Difícil a tarefa de apresentar Regresso, de Victor Oliveira Mateus, que o leitor tem ora em mãos. E difícil por dois motivos, em especial: primeiro, porque o seu autor, poeta que é, é sempre e em tudo avesso a definições; depois, porque, levando ao paroxismo certa tendência da poesia portuguesa, o livro é todo ele uma aposta, incondicional e sem reservas, na atualidade dessa tendência, a qual, esta sim, pode definir-se como "um não sei quê, que nasce não sei onde,/ vem não sei como, e dói não sei por quê", segundo o insuperável dístico de Camões.
Trata-se, pois, aqui, de amor e memória: e entre eles a poesia, a fazer de ponte, a mediar entre o que foi e o que está sendo. É um dos "grandes temas" de sempre, caro leitor, a que assim chamamos, de resto, não por outro motivo, senão apenas porque não passam. Como Ulisses, Ítaca e o tema do regresso.

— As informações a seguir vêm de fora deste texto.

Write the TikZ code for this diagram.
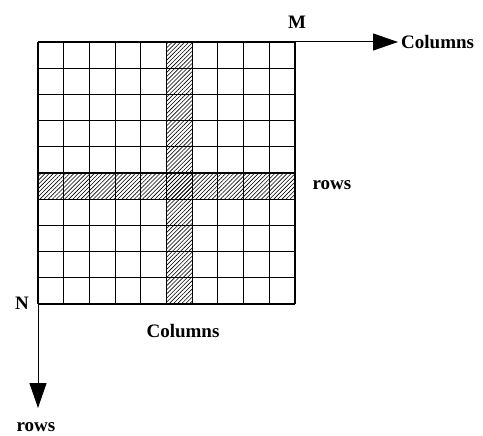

O regresso de Victor, porém, tem mais de Santo Agostinho que de Homero: é antes um retorno a si mesmo, in te ipsum redi. E a poesia, para ele, é exatamente esse caminho de volta, de um presente precário a um passado diáfano, cujo resultado, ou efeito, no fim de contas, não é nem remissão, nem negação de si: mas a algo mais modesta, e sempre mais difícil, aceitação da precariedade de vida, e, nela, da diafaneidade do sujeito: "átomo de mim na mais aérea vastidão", diz o poema-título.
"E quem pode, com um dedo, apontar um aroma?", pergunta Rainer Maria Rilke, um dos poetas-filósofos por excelência, num dos mais belos versos dos Sonetos a Orfeu. É precisamente esse, não outro, o impasse que nutre, ou mais do que isso, que organiza, de um ponto de vista formal, Regresso, do poeta-filósofo Victor Oliveira Mateus. E já então o leitor informado poderá seguir a sutileza desse aroma, ora pelas ruas, ora no parque, ora num café de Turim. Não daquela, porém, senão de outra: uma cidade aérea e musical, onde as nossas certezas se desmancham, e onde as paixões, quando pulsam, estão "viradas para dentro".
Érico Nogueira in Mateus, Victor Oliveira. Regresso. Fafe: Editora Labirinto, 2010, pp 9 - 10.